Wednesday, January 9, 2008

Poema (I)

Sempre gostei deste poema, acho que o segredo está no último verso.


Pirata


Sou o único homem a bordo do meu barco.

Os outros são monstros que não falam,

Tigres e ursos que amarrei aos remos,

E o meu desprezo reina sobre o mar.


Gosto de uivar no vento com os mastros


E de me abrir na brisa com as velas,


E há momentos que são quase esquecimento

Numa doçura imensa de regresso.


A minha pátria é onde o vento passa,

A minha amada é onde os roseirais dão flor,

O meu desejo é o rastro que ficou das aves,

E nunca acordo deste sonho e nunca durmo.
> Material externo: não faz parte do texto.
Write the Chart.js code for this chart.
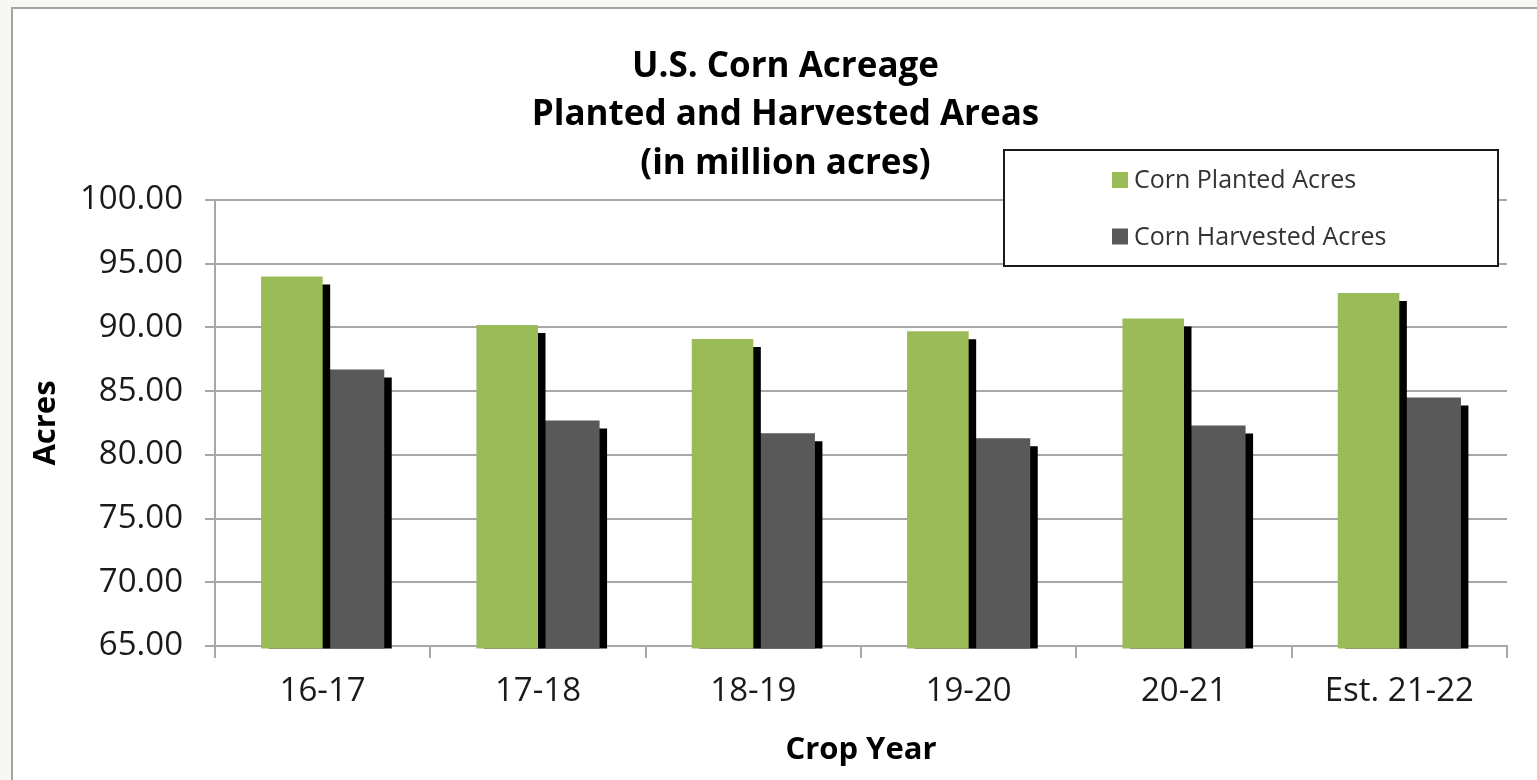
<!DOCTYPE html>
<html><head><meta charset="utf-8">
<script src="https://cdn.jsdelivr.net/npm/chart.js@4.4.1/dist/chart.umd.min.js"></script>
<style>
html,body{margin:0;padding:0;background:#f6f9f3;width:1537px;height:780px;overflow:hidden}
#frame{position:absolute;left:11px;top:7px;right:0;bottom:0;background:#fff;border-left:2px solid #a3a3a3;border-top:2px solid #a3a3a3}
#c{position:absolute;left:0;top:0}
</style></head><body>
<div id="frame"></div>
<canvas id="c" width="1537" height="780"></canvas>
<script>
// ---- data ----
const categories = ['16-17', '17-18', '18-19', '19-20', '20-21', 'Est. 21-22'];
const plantedAcres = [94.0, 90.2, 89.1, 89.7, 90.7, 92.7];
const harvestedAcres = [86.7, 82.7, 81.7, 81.3, 82.3, 84.5];
const seriesNames = ['Corn Planted Acres', 'Corn Harvested Acres'];
const yMin = 65, yMax = 100, yStep = 5;
const titleLines = ['U.S. Corn Acreage', 'Planted and Harvested Areas', '(in million acres)'];
const xTitle = 'Crop Year';
const yTitle = 'Acres';

const F = "'Open Sans', 'Noto Sans', sans-serif";
const GRID = '#a8a8a8';

const barShadow = {
  id: 'barShadow',
  beforeDatasetDraw(chart) {
    const {ctx, chartArea: a} = chart;
    ctx.save();
    ctx.beginPath();
    ctx.rect(a.left, a.top - 20, a.right - a.left + 14, a.bottom - a.top + 22.5);
    ctx.clip();
    ctx.shadowColor = '#000';
    ctx.shadowOffsetX = 7.5;
    ctx.shadowOffsetY = 8;
    ctx.shadowBlur = 0;
  },
  afterDatasetDraw(chart) { chart.ctx.restore(); }
};

const boxLegend = {
  id: 'boxLegend',
  afterDraw(chart) {
    const ctx = chart.ctx;
    const bx = 1004, by = 150, bw = 494, bh = 116;
    ctx.save();
    ctx.fillStyle = '#fff';
    ctx.fillRect(bx, by, bw, bh);
    ctx.strokeStyle = '#1a1a1a';
    ctx.lineWidth = 2;
    ctx.strokeRect(bx, by, bw, bh);
    ctx.font = "25px " + F;
    ctx.textBaseline = 'middle';
    ctx.textAlign = 'left';
    chart.data.datasets.forEach((ds, i) => {
      const cy = 180 + i * 56.5;
      ctx.fillStyle = ds.backgroundColor;
      ctx.fillRect(1112, cy - 8, 16, 16);
      ctx.fillStyle = '#333';
      ctx.fillText(ds.label, 1134, cy + 1);
    });
    ctx.restore();
  }
};

new Chart(document.getElementById('c'), {
  type: 'bar',
  data: {
    labels: categories,
    datasets: [
      {label: seriesNames[0], data: plantedAcres, backgroundColor: '#9bbb59', borderWidth: 0, yAxisID: 'y', clip: false},
      {label: seriesNames[1], data: harvestedAcres, backgroundColor: '#595959', borderWidth: 0, yAxisID: 'y', clip: false}
    ]
  },
  options: {
    responsive: false,
    devicePixelRatio: 1,
    animation: false,
    events: [],
    categoryPercentage: 0.572,
    barPercentage: 1.0,
    layout: {padding: {left: 34, right: 0, top: 0, bottom: 0}},
    plugins: {
      legend: {display: false},
      tooltip: {enabled: false},
      title: {
        display: true,
        text: titleLines,
        color: '#000',
        font: {family: F, size: 35, weight: 'bold', lineHeight: 1.386},
        padding: {top: 42.75, bottom: 11.75}
      }
    },
    scales: {
      x: {
        grid: {display: true, drawOnChartArea: false, drawTicks: true, tickLength: 12, color: GRID, lineWidth: 2, offset: true},
        border: {display: true, color: GRID, width: 2},
        ticks: {font: {family: F, size: 33}, color: '#1a1a1a', padding: 14, maxRotation: 0},
        title: {display: true, text: xTitle, color: '#000', font: {family: F, size: 31, weight: 'bold', lineHeight: 1}, padding: {top: 0, bottom: 14}},
        afterFit(s) { s.height = 134; }
      },
      y: {
        min: yMin, max: yMax,
        ticks: {stepSize: yStep, callback: v => Number(v).toFixed(2), font: {family: F, size: 33}, color: '#1a1a1a', padding: 22},
        grid: {color: GRID, lineWidth: 2, tickLength: 10},
        border: {color: GRID, width: 2},
        title: {display: true, text: yTitle, color: '#000', font: {family: F, size: 31, weight: 'bold', lineHeight: 1}, padding: {top: -3, bottom: 0}},
        afterFit(s) { s.width = 181; }
      },
      yR: {
        position: 'right',
        display: true,
        grid: {display: false},
        ticks: {display: false},
        border: {display: false},
        afterFit(s) { s.width = 30; }
      }
    }
  },
  plugins: [barShadow, boxLegend]
});
</script>
</body></html>
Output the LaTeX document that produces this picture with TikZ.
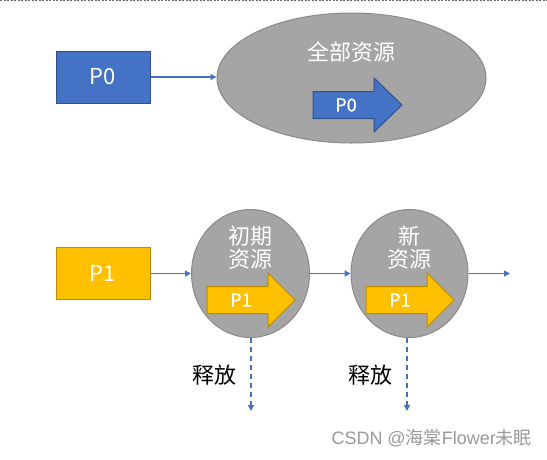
\documentclass[tikz,border=0pt]{standalone}
\usepackage{fontspec}
\setmainfont{Noto Sans CJK SC}
\newfontfamily\wmlatin{Liberation Sans}
\newfontfamily\medfont[FakeBold=0.8]{Noto Sans CJK SC}
\usetikzlibrary{shapes.geometric,arrows.meta}
\definecolor{pblue}{HTML}{4472C4}
\definecolor{pblueb}{HTML}{2F528F}
\definecolor{pgold}{HTML}{FFC000}
\definecolor{pgoldb}{HTML}{BC8C00}
\definecolor{rgray}{HTML}{A5A5A5}
\definecolor{rgrayb}{HTML}{8A8A8A}
\tikzset{
  procbox/.style={draw, line width=1pt, minimum width=94pt, minimum height=52pt, inner sep=0pt, font=\fontsize{22}{24}\selectfont, text=white},
  resell/.style={ellipse, draw=rgrayb, fill=rgray, line width=1pt, inner sep=0pt},
  conn/.style={draw=pblue, line width=1.5pt, -{Triangle[length=6pt,width=6pt]}},
  rel/.style={draw=pblue, line width=1.5pt, dash pattern=on 5pt off 4pt, -{Triangle[length=6pt,width=6pt]}},
  wlabel/.style={text=white, font=\fontsize{22}{26}\selectfont, inner sep=0pt, align=center},
  blabel/.style={text=black, font=\fontsize{22}{26}\selectfont, inner sep=0pt},
  arrlabel/.style={text=white, font=\medfont\fontsize{18}{20}\selectfont, inner sep=0pt}
}
\newcommand{\blockarrow}[5]{% x0, y(center), bodyend, tip, fill/draw
  \draw[#5, line width=1pt] (#1,#2-13.5) -- (#3,#2-13.5) -- (#3,#2-27) -- (#4,#2) -- (#3,#2+27) -- (#3,#2+13.5) -- (#1,#2+13.5) -- cycle;}
\begin{document}
\begin{tikzpicture}[x=1pt,y=-1pt]
\useasboundingbox (0,0) rectangle (547,459);
\draw[gray!80!black, line width=1pt, dash pattern=on 2pt off 1.5pt] (0,0.6) -- (547,0.6);

% top row
\node[procbox, fill=pblue, draw=pblueb] (p0) at (103,77) {P0};
\node[resell, minimum width=269pt, minimum height=130pt] (all) at (351.5,78) {};
\node[wlabel] (allt) at (351,52) {全部资源};
\blockarrow{313}{105}{374}{402}{fill=pblue, draw=pblueb}
\node[arrlabel] (a0) at (346,105) {P0};
\draw[conn] (p0.east) -- (p0.east -| all.west);

% bottom row
\node[procbox, fill=pgold, draw=pgoldb] (p1) at (103,273.5) {P1};
\node[resell, minimum width=118pt, minimum height=128pt] (c1) at (250.5,273.5) {};
\node[resell, minimum width=117pt, minimum height=128pt] (c2) at (409.5,273.5) {};
\node[wlabel] (c1t) at (250,248) {初期\\[-3pt]资源};
\node[wlabel] (c2t) at (409,248) {新\\[-3pt]资源};
\blockarrow{207}{300}{268}{295}{fill=pgold, draw=pgoldb}
\blockarrow{366}{300}{427}{454}{fill=pgold, draw=pgoldb}
\node[arrlabel] (a1) at (241,300) {P1};
\node[arrlabel] (a2) at (400,300) {P1};
\coordinate (out) at (510,273.5);
\draw[conn] (p1.east) -- (c1.west);
\draw[conn] (c1.east) -- (c2.west);
\draw[conn] (c2.east) -- (out);

% release
\coordinate (r1) at (251,411);
\coordinate (r2) at (407,411);
\draw[rel] (c1.south -| r1) -- (r1);
\draw[rel] (c2.south -| r2) -- (r2);
\node[blabel] (l1) at (214,375) {释放};
\node[blabel] (l2) at (370,375) {释放};

% watermark
\node[text=gray!80, font=\fontsize{18}{20}\selectfont, inner sep=0pt, anchor=east] (wm) at (532,438) {{\wmlatin CSDN @}海棠{\wmlatin Flower}未眠};
\end{tikzpicture}
\end{document}
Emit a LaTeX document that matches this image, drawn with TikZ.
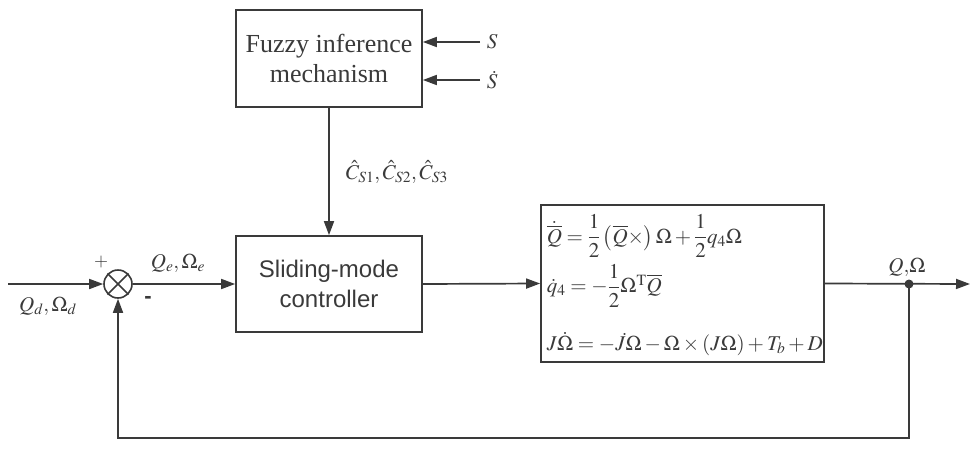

Sophia de Mello Breyner Andresen



2 comments:

A.T. Pereira said...

Este poema é bom. Começo por dizer isto porque podiam não perceber ser esta a minha opinião por causa do que vou dizer a seguir. É que eu não gosto deste poema. Aflige-me. É cru, seco, frio. É solitário e violento. Mas, como diz o Filipe, "é mesmo assim".
Apesar disto, estou convencida que o último verso deve ser das coisas mais bonitas que já se escreveram. É, provavelmente, o meu verso favorito de todos os poemas de todos os autores que já li. Está escrito num post-it colado na prateleira à minha frente. Já mo escreveram em cartas, e-mails, mensagens de telemóvel e recados deixados na secretária. Já o escrevi outras tantas vezes. Está sublinhado e a página em que está encontra-se facilmente, de tanto uso. É especial. =)

P.S.: E uma antiquíssima nostalgia de ser mastro / Baloiça nos pinheiros. Praia

A.T. Pereira said...

Estava (e estou) aqui à espera que me tragam mais literatura para eu ler sobre procedimentos que conheço bem e lembrei-me de vir ver o que se passava por aqui.

E por aqui não se passa nada.

I should've known better porque, convenhamos, se quando eu sou assim um ... vá... bocadinho assertiva e conflituosa, ninguém me dá troco, não era a um comment simpático que alguém ia responder - não é verdade? É.